--- start ---

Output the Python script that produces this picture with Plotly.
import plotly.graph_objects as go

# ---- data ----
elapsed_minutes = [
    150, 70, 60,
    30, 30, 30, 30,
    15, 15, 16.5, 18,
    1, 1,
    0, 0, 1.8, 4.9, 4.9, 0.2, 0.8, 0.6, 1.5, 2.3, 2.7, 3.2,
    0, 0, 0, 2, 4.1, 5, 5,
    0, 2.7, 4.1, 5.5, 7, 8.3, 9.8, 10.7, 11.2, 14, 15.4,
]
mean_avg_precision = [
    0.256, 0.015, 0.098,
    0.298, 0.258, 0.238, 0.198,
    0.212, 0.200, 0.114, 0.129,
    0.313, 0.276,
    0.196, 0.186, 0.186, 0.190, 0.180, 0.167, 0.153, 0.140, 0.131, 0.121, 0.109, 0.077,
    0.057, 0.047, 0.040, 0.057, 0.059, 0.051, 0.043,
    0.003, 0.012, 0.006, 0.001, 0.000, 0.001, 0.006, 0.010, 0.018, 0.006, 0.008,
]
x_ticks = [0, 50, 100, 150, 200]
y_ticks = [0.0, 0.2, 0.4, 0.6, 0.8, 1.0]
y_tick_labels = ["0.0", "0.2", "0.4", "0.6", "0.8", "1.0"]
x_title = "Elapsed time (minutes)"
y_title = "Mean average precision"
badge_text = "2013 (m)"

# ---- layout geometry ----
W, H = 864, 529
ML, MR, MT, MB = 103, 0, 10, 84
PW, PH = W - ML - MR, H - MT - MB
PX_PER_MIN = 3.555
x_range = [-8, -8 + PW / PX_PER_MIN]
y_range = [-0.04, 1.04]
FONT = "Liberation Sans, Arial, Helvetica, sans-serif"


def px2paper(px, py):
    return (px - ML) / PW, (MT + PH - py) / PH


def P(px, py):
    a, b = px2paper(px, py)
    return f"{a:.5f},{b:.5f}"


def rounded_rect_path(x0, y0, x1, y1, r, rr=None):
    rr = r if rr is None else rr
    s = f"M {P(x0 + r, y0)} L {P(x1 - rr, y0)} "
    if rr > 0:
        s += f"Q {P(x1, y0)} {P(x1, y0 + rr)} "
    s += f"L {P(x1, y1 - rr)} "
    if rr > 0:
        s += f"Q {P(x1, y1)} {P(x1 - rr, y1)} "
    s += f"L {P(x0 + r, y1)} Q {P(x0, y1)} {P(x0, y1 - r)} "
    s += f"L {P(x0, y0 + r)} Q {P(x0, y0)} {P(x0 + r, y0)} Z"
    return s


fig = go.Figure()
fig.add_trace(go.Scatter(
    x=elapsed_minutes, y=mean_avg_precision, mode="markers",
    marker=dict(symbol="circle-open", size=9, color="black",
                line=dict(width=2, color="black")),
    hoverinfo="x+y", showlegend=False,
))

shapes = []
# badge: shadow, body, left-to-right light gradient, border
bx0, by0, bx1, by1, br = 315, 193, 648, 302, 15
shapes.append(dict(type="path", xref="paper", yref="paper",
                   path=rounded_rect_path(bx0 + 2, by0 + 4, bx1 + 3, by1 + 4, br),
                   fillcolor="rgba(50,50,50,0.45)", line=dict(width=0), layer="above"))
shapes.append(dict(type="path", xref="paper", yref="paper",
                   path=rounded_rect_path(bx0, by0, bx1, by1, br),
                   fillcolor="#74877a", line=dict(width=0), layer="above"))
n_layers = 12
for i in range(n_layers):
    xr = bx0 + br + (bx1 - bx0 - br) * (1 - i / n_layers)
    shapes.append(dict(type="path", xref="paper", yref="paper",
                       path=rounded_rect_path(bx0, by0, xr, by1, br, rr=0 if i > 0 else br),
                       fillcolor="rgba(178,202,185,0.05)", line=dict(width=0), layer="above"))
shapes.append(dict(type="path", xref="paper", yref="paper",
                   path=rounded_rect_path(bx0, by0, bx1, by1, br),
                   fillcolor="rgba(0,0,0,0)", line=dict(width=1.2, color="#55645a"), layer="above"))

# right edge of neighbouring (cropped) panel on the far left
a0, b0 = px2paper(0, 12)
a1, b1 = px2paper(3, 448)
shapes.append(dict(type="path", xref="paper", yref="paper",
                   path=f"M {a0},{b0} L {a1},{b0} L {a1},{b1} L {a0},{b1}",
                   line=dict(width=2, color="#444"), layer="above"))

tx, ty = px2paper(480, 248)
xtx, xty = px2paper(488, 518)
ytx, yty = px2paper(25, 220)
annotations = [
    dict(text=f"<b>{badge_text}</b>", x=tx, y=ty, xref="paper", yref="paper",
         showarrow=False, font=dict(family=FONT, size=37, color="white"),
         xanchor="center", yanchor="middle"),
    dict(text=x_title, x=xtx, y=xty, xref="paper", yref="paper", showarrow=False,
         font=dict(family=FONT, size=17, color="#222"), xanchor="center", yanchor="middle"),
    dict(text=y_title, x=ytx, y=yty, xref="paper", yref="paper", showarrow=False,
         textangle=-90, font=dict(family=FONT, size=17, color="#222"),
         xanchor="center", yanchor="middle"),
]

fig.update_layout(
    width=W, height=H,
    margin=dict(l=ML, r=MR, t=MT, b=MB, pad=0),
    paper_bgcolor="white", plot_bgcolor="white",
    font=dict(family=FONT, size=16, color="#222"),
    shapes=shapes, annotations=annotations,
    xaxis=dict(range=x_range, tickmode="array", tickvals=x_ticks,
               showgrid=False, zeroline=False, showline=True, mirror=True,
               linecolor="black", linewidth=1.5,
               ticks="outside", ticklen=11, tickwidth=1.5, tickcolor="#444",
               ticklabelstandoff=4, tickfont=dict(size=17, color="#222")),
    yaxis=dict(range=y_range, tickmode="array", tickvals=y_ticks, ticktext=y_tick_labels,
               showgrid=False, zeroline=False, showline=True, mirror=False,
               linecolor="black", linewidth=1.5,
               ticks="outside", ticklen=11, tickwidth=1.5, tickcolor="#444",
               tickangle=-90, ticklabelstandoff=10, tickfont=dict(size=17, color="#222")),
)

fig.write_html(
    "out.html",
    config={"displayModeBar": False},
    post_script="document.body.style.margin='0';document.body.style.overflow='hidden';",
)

--- end ---
--- start ---

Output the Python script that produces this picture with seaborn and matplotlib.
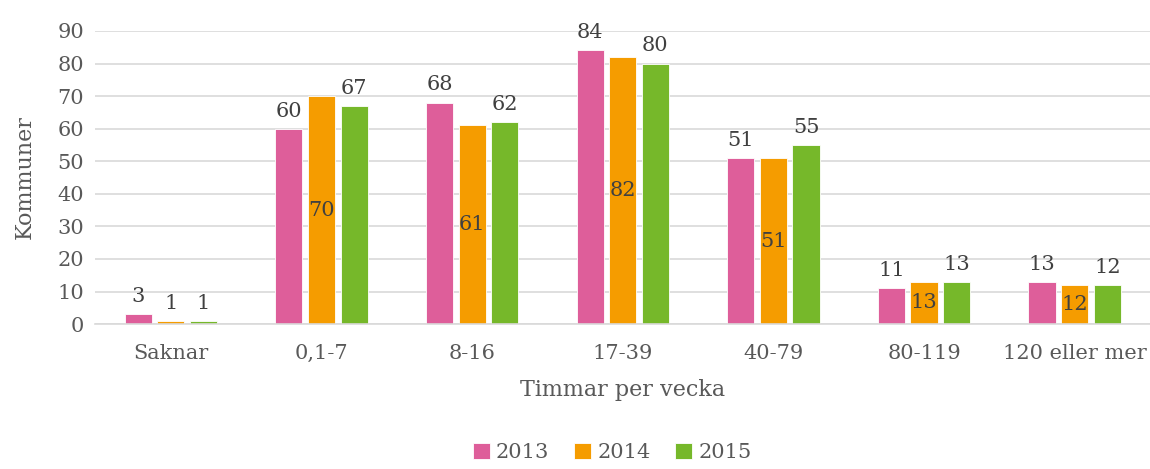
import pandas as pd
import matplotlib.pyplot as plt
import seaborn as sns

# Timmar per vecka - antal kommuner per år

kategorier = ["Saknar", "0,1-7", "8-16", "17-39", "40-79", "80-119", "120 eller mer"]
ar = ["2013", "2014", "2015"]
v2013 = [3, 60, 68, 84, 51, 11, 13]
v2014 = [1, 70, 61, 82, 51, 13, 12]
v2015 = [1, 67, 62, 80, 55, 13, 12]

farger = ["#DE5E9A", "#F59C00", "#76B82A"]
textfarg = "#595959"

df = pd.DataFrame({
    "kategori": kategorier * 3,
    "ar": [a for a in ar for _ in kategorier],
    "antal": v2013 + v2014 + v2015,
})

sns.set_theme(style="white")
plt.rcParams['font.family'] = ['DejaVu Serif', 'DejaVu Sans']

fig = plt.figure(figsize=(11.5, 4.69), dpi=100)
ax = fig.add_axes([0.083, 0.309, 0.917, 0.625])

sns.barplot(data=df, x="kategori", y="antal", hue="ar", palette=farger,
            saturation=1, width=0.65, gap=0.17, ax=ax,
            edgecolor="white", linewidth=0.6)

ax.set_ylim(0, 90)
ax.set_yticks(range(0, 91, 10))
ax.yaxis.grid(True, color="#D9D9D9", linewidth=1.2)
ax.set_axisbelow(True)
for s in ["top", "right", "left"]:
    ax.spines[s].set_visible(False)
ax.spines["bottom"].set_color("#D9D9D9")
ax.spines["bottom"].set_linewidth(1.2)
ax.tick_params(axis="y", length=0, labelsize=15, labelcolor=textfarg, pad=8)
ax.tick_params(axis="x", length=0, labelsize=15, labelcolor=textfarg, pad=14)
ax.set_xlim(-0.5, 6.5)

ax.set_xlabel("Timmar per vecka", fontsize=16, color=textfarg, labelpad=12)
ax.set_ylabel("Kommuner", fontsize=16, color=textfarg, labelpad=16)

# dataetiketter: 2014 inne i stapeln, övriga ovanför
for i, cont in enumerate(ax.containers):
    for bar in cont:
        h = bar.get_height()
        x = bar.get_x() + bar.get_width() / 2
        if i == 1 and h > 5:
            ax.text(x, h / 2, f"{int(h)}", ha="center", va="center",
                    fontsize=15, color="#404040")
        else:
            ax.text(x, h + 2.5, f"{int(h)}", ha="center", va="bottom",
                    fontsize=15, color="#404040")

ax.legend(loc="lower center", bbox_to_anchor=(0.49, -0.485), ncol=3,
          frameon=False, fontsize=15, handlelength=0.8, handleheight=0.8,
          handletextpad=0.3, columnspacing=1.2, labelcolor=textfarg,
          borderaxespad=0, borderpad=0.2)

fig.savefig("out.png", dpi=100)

--- end ---

* BRIEF
Only the lines from the one with "Output the Python script that produces this picture with Plotly." to the one with "import plotly.graph_objects as go" are wanted; extract them exactly, both ends included.

* EXERCISE SOLUTION
Output the Python script that produces this picture with Plotly.
import plotly.graph_objects as go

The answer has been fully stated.